Segundo Ravel, há algo de biográfico na obra. “Acho que eu mesmo estou ‘espalhado’ em vários personagens”, brinca. O autor afirma que as experiências pessoais estão presente, mas foram modificadas ou misturadas a outras experiências, de outras épocas.
“Misturei lugares, pessoas, experiências e, claro, realidade e ficção. Alguns personagens foram inspirados em diferentes pessoas, que acabaram se fundindo em uma só, ou, pelo contrário, se dividindo em mais de uma”, argumenta.
O autor pontua ainda que há uma “leve intenção” de imitar certos aspectos das histórias de Machado de Assis, com algo de sua sutileza irônica e sua metalinguagem. “Espero que soe mais como uma homenagem do que como imitação”, brinca.

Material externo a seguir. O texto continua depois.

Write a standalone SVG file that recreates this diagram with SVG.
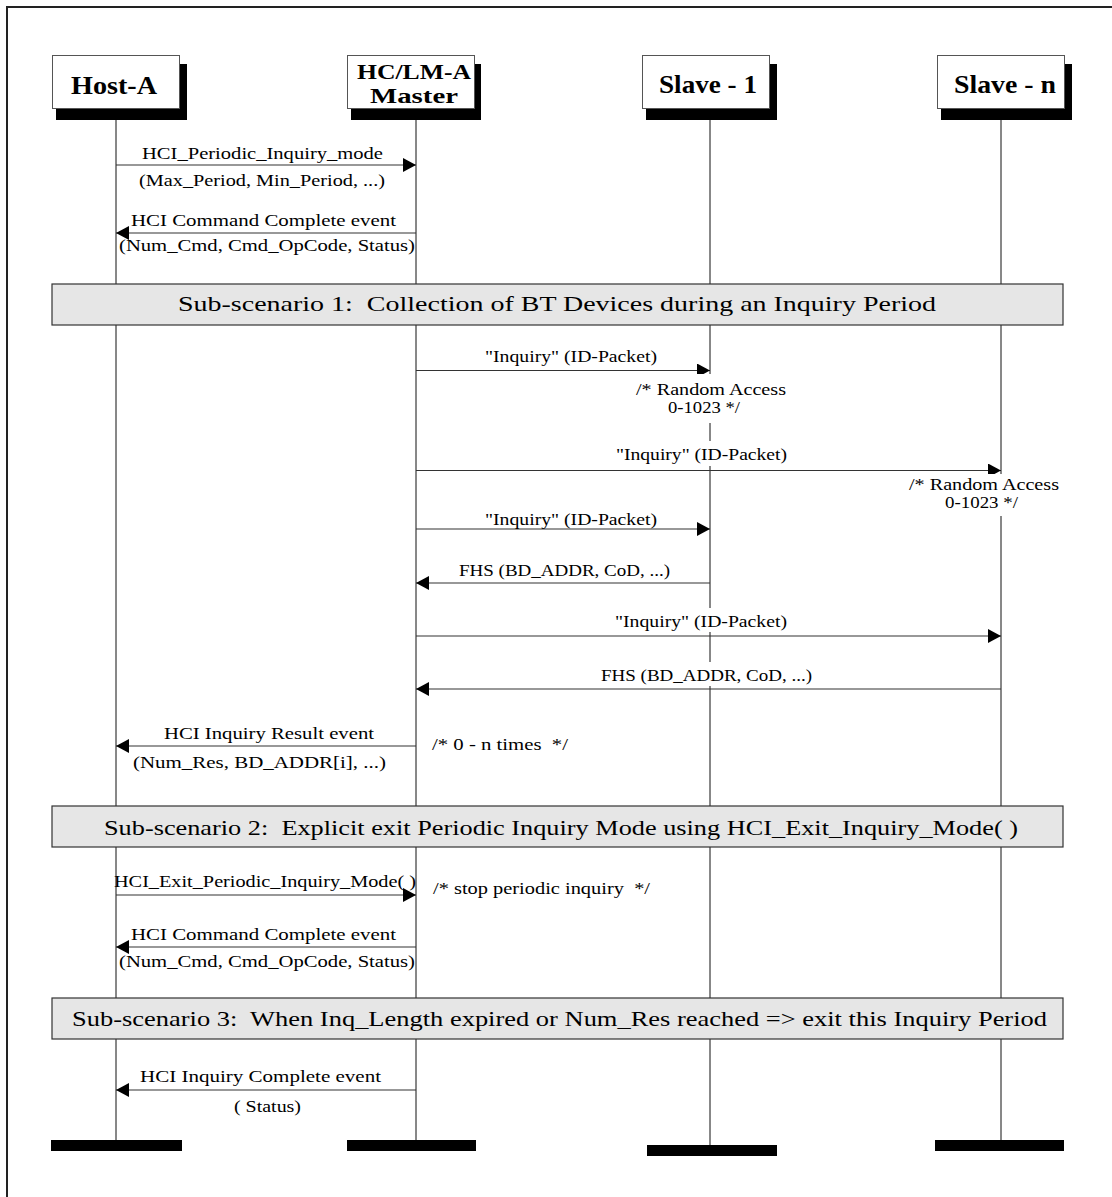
<svg xmlns="http://www.w3.org/2000/svg" width="1112" height="1197" viewBox="0 0 1112 1197">
<style>
.hdr{font-family:"Liberation Serif","Times New Roman",serif;font-weight:bold;font-size:26px;fill:#000}
.hdr2{font-family:"Liberation Serif","Times New Roman",serif;font-weight:bold;font-size:21px;fill:#000}
.lbl{font-family:"Liberation Serif","Times New Roman",serif;font-size:16px;fill:#000}
.scn{font-family:"Liberation Serif","Times New Roman",serif;font-size:22px;fill:#000}
.box{fill:#fff;stroke:#555;stroke-width:1}
.shadow{fill:#000}
.life{stroke:#111;stroke-width:1}
.msg{stroke:#333;stroke-width:1.2;fill:none;marker-end:url(#ah)}
.bg{fill:#fff}
.sbox{fill:#e6e6e6;stroke:#333;stroke-width:1.2}
.bar{fill:#000}
</style>
<defs>
<marker id="ah" markerUnits="userSpaceOnUse" markerWidth="14" markerHeight="15" refX="13" refY="7" orient="auto">
<path d="M0,0 L13,7 L0,14 z" fill="#000"/>
</marker>
</defs>
<rect width="1112" height="1197" fill="#fff"/>
<path d="M7,1197 V7 H1112" fill="none" stroke="#222" stroke-width="2"/>

<g id="lifelines">
<line class="life" x1="116" y1="120" x2="116" y2="1140"/>
<line class="life" x1="416" y1="120" x2="416" y2="1140"/>
<line class="life" x1="710" y1="120" x2="710" y2="1145"/>
<line class="life" x1="1001" y1="120" x2="1001" y2="1140"/>
</g>

<g id="host-a">
<rect class="shadow" x="56" y="64" width="131" height="56"/>
<rect class="box" x="52.5" y="55.5" width="127" height="53"/>
<text class="hdr" x="71" y="94" textLength="86" lengthAdjust="spacingAndGlyphs">Host-A</text>
<rect class="bar" x="51" y="1140" width="131" height="11"/>
</g>
<g id="hclm-a">
<rect class="shadow" x="351" y="64" width="130" height="56"/>
<rect class="box" x="347.5" y="55.5" width="127" height="53"/>
<text class="hdr2" x="357" y="79" textLength="114" lengthAdjust="spacingAndGlyphs">HC/LM-A</text>
<text class="hdr2" x="370" y="103" textLength="88" lengthAdjust="spacingAndGlyphs">Master</text>
<rect class="bar" x="347" y="1140" width="129" height="11"/>
</g>
<g id="slave-1">
<rect class="shadow" x="646" y="64" width="131" height="56"/>
<rect class="box" x="642.5" y="55.5" width="127" height="53"/>
<text class="hdr" x="659" y="93" textLength="98" lengthAdjust="spacingAndGlyphs">Slave - 1</text>
<rect class="bar" x="647" y="1145" width="130" height="11"/>
</g>
<g id="slave-n">
<rect class="shadow" x="941" y="64" width="131" height="56"/>
<rect class="box" x="937.5" y="55.5" width="127" height="53"/>
<text class="hdr" x="954" y="93" textLength="102" lengthAdjust="spacingAndGlyphs">Slave - n</text>
<rect class="bar" x="935" y="1140" width="129" height="11"/>
</g>

<g id="scenario-1">
<rect class="sbox" x="52" y="284" width="1011" height="41"/>
<text class="scn" x="178" y="311" textLength="758" lengthAdjust="spacingAndGlyphs" xml:space="preserve">Sub-scenario 1:  Collection of BT Devices during an Inquiry Period</text>
</g>
<g id="scenario-2">
<rect class="sbox" x="52" y="806" width="1011" height="41"/>
<text class="scn" x="104" y="835" textLength="914" lengthAdjust="spacingAndGlyphs" xml:space="preserve">Sub-scenario 2:  Explicit exit Periodic Inquiry Mode using HCI_Exit_Inquiry_Mode( )</text>
</g>
<g id="scenario-3">
<rect class="sbox" x="52" y="998" width="1011" height="41"/>
<text class="scn" x="72" y="1026" textLength="975" lengthAdjust="spacingAndGlyphs" xml:space="preserve">Sub-scenario 3:  When Inq_Length expired or Num_Res reached =&gt; exit this Inquiry Period</text>
</g>

<g id="connectors">
<line class="msg" x1="116" y1="165" x2="416" y2="165"/>
<line class="msg" x1="416" y1="233" x2="116" y2="233"/>
<line class="msg" x1="416" y1="370.5" x2="710" y2="370.5"/>
<line class="msg" x1="416" y1="470.5" x2="1001" y2="470.5"/>
<line class="msg" x1="416" y1="529" x2="710" y2="529"/>
<line class="msg" x1="710" y1="583" x2="416" y2="583"/>
<line class="msg" x1="416" y1="636" x2="1001" y2="636"/>
<line class="msg" x1="1001" y1="689" x2="416" y2="689"/>
<line class="msg" x1="416" y1="746" x2="116" y2="746"/>
<line class="msg" x1="116" y1="895" x2="416" y2="895"/>
<line class="msg" x1="416" y1="947" x2="116" y2="947"/>
<line class="msg" x1="416" y1="1090" x2="116" y2="1090"/>
</g>

<g id="labels">
<text class="lbl" x="142" y="159" textLength="241" lengthAdjust="spacingAndGlyphs">HCI_Periodic_Inquiry_mode</text>
<text class="lbl" x="139" y="186" textLength="246" lengthAdjust="spacingAndGlyphs">(Max_Period, Min_Period, ...)</text>
<text class="lbl" x="131" y="226" textLength="265" lengthAdjust="spacingAndGlyphs">HCI Command Complete event</text>
<text class="lbl" x="119" y="251" textLength="296" lengthAdjust="spacingAndGlyphs">(Num_Cmd, Cmd_OpCode, Status)</text>

<text class="lbl" x="485" y="362" textLength="172" lengthAdjust="spacingAndGlyphs">"Inquiry" (ID-Packet)</text>
<rect class="bg" x="630" y="374" width="162" height="49"/>
<text class="lbl" x="636" y="395" textLength="150" lengthAdjust="spacingAndGlyphs">/* Random Access</text>
<text class="lbl" x="668" y="413" textLength="72" lengthAdjust="spacingAndGlyphs">0-1023 */</text>

<rect class="bg" x="612" y="441" width="178" height="25"/>
<text class="lbl" x="616" y="460" textLength="171" lengthAdjust="spacingAndGlyphs">"Inquiry" (ID-Packet)</text>
<rect class="bg" x="905" y="474" width="157" height="42"/>
<text class="lbl" x="909" y="490" textLength="150" lengthAdjust="spacingAndGlyphs">/* Random Access</text>
<text class="lbl" x="945" y="508" textLength="73" lengthAdjust="spacingAndGlyphs">0-1023 */</text>

<text class="lbl" x="485" y="525" textLength="172" lengthAdjust="spacingAndGlyphs">"Inquiry" (ID-Packet)</text>
<text class="lbl" x="459" y="576" textLength="211" lengthAdjust="spacingAndGlyphs">FHS (BD_ADDR, CoD, ...)</text>

<rect class="bg" x="612" y="608" width="178" height="24"/>
<text class="lbl" x="615" y="627" textLength="172" lengthAdjust="spacingAndGlyphs">"Inquiry" (ID-Packet)</text>
<rect class="bg" x="597" y="662" width="218" height="24"/>
<text class="lbl" x="601" y="681" textLength="211" lengthAdjust="spacingAndGlyphs">FHS (BD_ADDR, CoD, ...)</text>

<text class="lbl" x="164" y="739" textLength="210" lengthAdjust="spacingAndGlyphs">HCI Inquiry Result event</text>
<text class="lbl" x="133" y="768" textLength="253" lengthAdjust="spacingAndGlyphs">(Num_Res, BD_ADDR[i], ...)</text>
<text class="lbl" x="432" y="750" textLength="136" lengthAdjust="spacingAndGlyphs" xml:space="preserve">/* 0 - n times  */</text>

<text class="lbl" x="114" y="887" textLength="302" lengthAdjust="spacingAndGlyphs">HCI_Exit_Periodic_Inquiry_Mode( )</text>
<text class="lbl" x="433" y="894" textLength="217" lengthAdjust="spacingAndGlyphs" xml:space="preserve">/* stop periodic inquiry  */</text>
<text class="lbl" x="131" y="940" textLength="265" lengthAdjust="spacingAndGlyphs">HCI Command Complete event</text>
<text class="lbl" x="119" y="967" textLength="296" lengthAdjust="spacingAndGlyphs">(Num_Cmd, Cmd_OpCode, Status)</text>

<text class="lbl" x="140" y="1082" textLength="241" lengthAdjust="spacingAndGlyphs">HCI Inquiry Complete event</text>
<text class="lbl" x="234" y="1112" textLength="67" lengthAdjust="spacingAndGlyphs">( Status)</text>
</g>
</svg>
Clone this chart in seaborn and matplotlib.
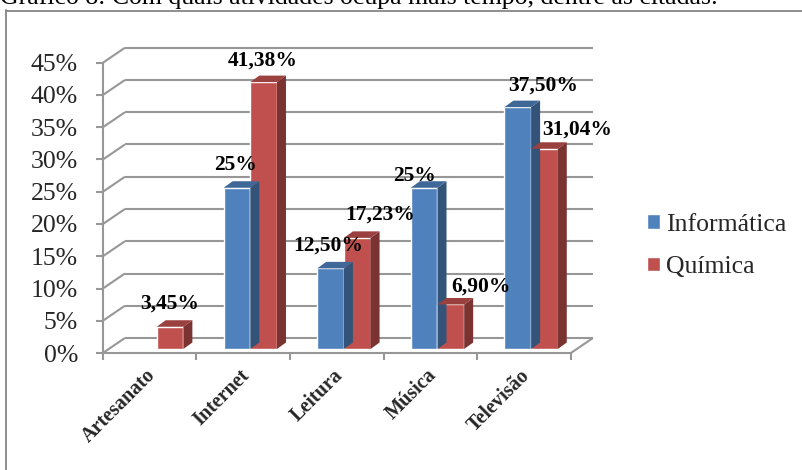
import matplotlib
matplotlib.use("Agg")
import matplotlib.pyplot as plt
from matplotlib.patches import Polygon
from matplotlib.lines import Line2D
from matplotlib.transforms import ScaledTranslation
import numpy as np
import pandas as pd
import seaborn as sns

# ---- data -------------------------------------------------------------
categorias = ["Artesanato", "Internet", "Leitura", "Música", "Televisão"]
cursos = ["Informática", "Química"]
informatica = [0.0, 25.0, 12.50, 25.0, 37.50]
quimica = [3.45, 41.38, 17.23, 6.90, 31.04]
yticks = [0, 5, 10, 15, 20, 25, 30, 35, 40, 45]
titulo = "Gráfico 8: Com quais atividades ocupa mais tempo, dentre as citadas:"

cores = {"Informática": "#4F81BD", "Química": "#C0504D"}

# label nudges in pixels (dx, dy) relative to the top centre of each bar
nudge = {
    "Informática": [(0, 0), (-1, 23), (-2, 23), (-10, 12), (25, 22)],
    "Química": [(0, 23), (-1, 22), (23, 23), (30, 18), (33, 19)],
}

df = pd.DataFrame({
    "atividade": categorias * 2,
    "curso": [cursos[0]] * len(categorias) + [cursos[1]] * len(categorias),
    "valor": informatica + quimica,
})

# ---- figure / geometry -------------------------------------------------
W, H, DPI = 803, 470, 100
sns.set_theme(style="white")
plt.rcParams["font.family"] = ["Liberation Serif", "DejaVu Serif"]

fig = plt.figure(figsize=(W / DPI, H / DPI), dpi=DPI)

XLIM = (-0.7, 4.7)
YLIM = (-3.0, 48.0)
px_x = 93.6      # pixels per category
px_y = 6.45      # pixels per percent
x0_px = 156.7    # pixel column of the first category
y0_px = 349.0    # pixel row of the 0% level of the bars

left = x0_px + XLIM[0] * px_x
right = x0_px + XLIM[1] * px_x
bottom = y0_px - YLIM[0] * px_y
top = y0_px - YLIM[1] * px_y


def axes_rect(dx=0.0, dy=0.0):
    return [(left + dx) / W, 1 - (bottom + dy) / H,
            (right - left) / W, (bottom - top) / H]


ax = fig.add_axes(axes_rect())
ax.set_xlim(*XLIM)
ax.set_ylim(*YLIM)

# depth offsets (in pixels) for the back wall, the front plane and the bars
back_px = (15.0, 11.0)
front_px = (-7.0, -4.0)
depth_px = (9.0, 6.5)


def to_data(d):
    return d[0] / px_x, d[1] / px_y


bx, by = to_data(back_px)
fx, fy = to_data(front_px)
ddx, ddy = to_data(depth_px)

grid_kw = dict(color="#979797", lw=1.5, solid_capstyle="butt", zorder=0.5)

# back wall gridlines and left side wall
for v in yticks:
    ax.plot([-0.5 + bx, 4.5 + bx], [v + by, v + by], **grid_kw)
    ax.plot([-0.5 + fx, -0.5 + bx], [v + fy, v + by], **grid_kw)
# floor right edge
ax.plot([4.5 + fx, 4.5 + bx], [fy, by], **grid_kw)

# ---- bars --------------------------------------------------------------
sns.barplot(data=df, x="atividade", y="valor", hue="curso",
            hue_order=cursos, order=categorias, palette=cores,
            width=0.57, saturation=1, ax=ax, legend=True, zorder=2)
ax.set_xlim(*XLIM)
ax.set_ylim(*YLIM)

for p in ax.patches:
    h = p.get_height()
    if not np.isfinite(h) or h <= 0:
        continue
    xa = p.get_x()
    xb = xa + p.get_width()
    c = np.array(p.get_facecolor()[:3])
    side = Polygon([(xb, 0), (xb + ddx, ddy), (xb + ddx, h + ddy), (xb, h)],
                   closed=True, facecolor=c * 0.64, edgecolor="none", zorder=2)
    topf = Polygon([(xa, h), (xb, h), (xb + ddx, h + ddy), (xa + ddx, h + ddy)],
                   closed=True, facecolor=c * 0.8, edgecolor="none", zorder=2)
    ax.add_patch(side)
    ax.add_patch(topf)


def fmt(v):
    if float(v).is_integer():
        return f"{int(v)}%"
    return f"{v:.2f}".replace(".", ",") + "%"


# value labels
for i, curso in enumerate(cursos):
    vals = informatica if curso == "Informática" else quimica
    cont = ax.containers[i]
    for j, (bar, v) in enumerate(zip(cont, vals)):
        if v <= 0:
            continue
        cx = bar.get_x() + bar.get_width() / 2
        ndx, ndy = nudge[curso][j]
        ax.annotate(fmt(v), (cx, v), xytext=(ndx, ndy),
                    textcoords="offset pixels", ha="center", va="center",
                    fontsize=15.5, fontweight="bold", color="black", zorder=5)

# category labels
ax.set_xticks(range(len(categorias)))
ax.set_xticklabels(categorias, rotation=45, ha="right",
                   rotation_mode="anchor", fontsize=14.5, fontweight="bold")
ax.tick_params(axis="x", length=0, pad=3)
ax.set_yticks([])
ax.set_xlabel("")
ax.set_ylabel("")
for s in ax.spines.values():
    s.set_visible(False)
ax.patch.set_alpha(0)
shift = ScaledTranslation(-11 / DPI, 7 / DPI, fig.dpi_scale_trans)
for tick in ax.xaxis.get_major_ticks():
    tick.label1.set_transform(tick.label1.get_transform() + shift)

# legend
handles, labels = ax.get_legend_handles_labels()
ax.legend(handles, labels, loc="center left",
          bbox_to_anchor=(647 / W, 1 - 246 / H), bbox_transform=fig.transFigure,
          frameon=False, fontsize=18.5, handlelength=0.5, handleheight=0.5,
          handletextpad=0.25, labelspacing=0.8, borderpad=0, borderaxespad=0)

# ---- front plane: value axis and floor edge ----------------------------
axf = fig.add_axes(axes_rect(front_px[0], -front_px[1]), zorder=3)
axf.set_xlim(*XLIM)
axf.set_ylim(*YLIM)
axf.patch.set_alpha(0)
for k in ("top", "right"):
    axf.spines[k].set_visible(False)
axf.spines["left"].set_position(("data", -0.5))
axf.spines["left"].set_bounds(yticks[0], yticks[-1])
axf.spines["bottom"].set_position(("data", 0))
axf.spines["bottom"].set_bounds(-0.5, 4.5)
for k in ("left", "bottom"):
    axf.spines[k].set_color("#979797")
    axf.spines[k].set_linewidth(1.5)
axf.set_yticks(yticks)
axf.set_yticklabels([f"{v}%" for v in yticks])
axf.set_xticks(np.arange(-0.5, 4.6, 1.0))
axf.set_xticklabels([])
axf.tick_params(axis="y", direction="out", length=5, width=1.5,
                color="#979797", pad=13, labelsize=18.5, left=True)
axf.tick_params(axis="x", direction="out", length=5, width=1.5,
                color="#979797", bottom=True)

# ---- frame and title ---------------------------------------------------
fig.add_artist(Line2D([6 / W, 1.0], [1 - 10.5 / H, 1 - 10.5 / H],
                      transform=fig.transFigure, color="#868686", lw=1.3))
fig.add_artist(Line2D([6.5 / W, 6.5 / W], [0.0, 1 - 10 / H],
                      transform=fig.transFigure, color="#868686", lw=1.3))
fig.text(0.0, 1 - 4 / H, titulo, ha="left", va="baseline",
         fontsize=18.5, color="black")

fig.savefig("out.png", dpi=DPI)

“Os Meninos da Colina” é a estreia de Ravel como escritor ficcional, mas ele afirma que há outros projetos em andamento. “Tenho um volume de contos em andamento e um romance satírico pronto, além de outros projetos esboçados ou iniciados, mas ainda estou em dúvida quanto a publicá-los”, explica.
Em relação ao romance, que tem como títulos provisórios “Pustulário” ou “O Rol dos Omissos”, ele acredita que é preciso maturá-lo mais: “me distanciar um pouco para, depois, voltar a ele com outros olhos”, detalha. Ravel ressalta que o livro que está sendo lançado, na verdade, foi escrito há cinco anos.
“Quando decidi publicá-lo, mexi bastante no texto original. Esse distanciamento crítico é fundamental”, argumenta o autor.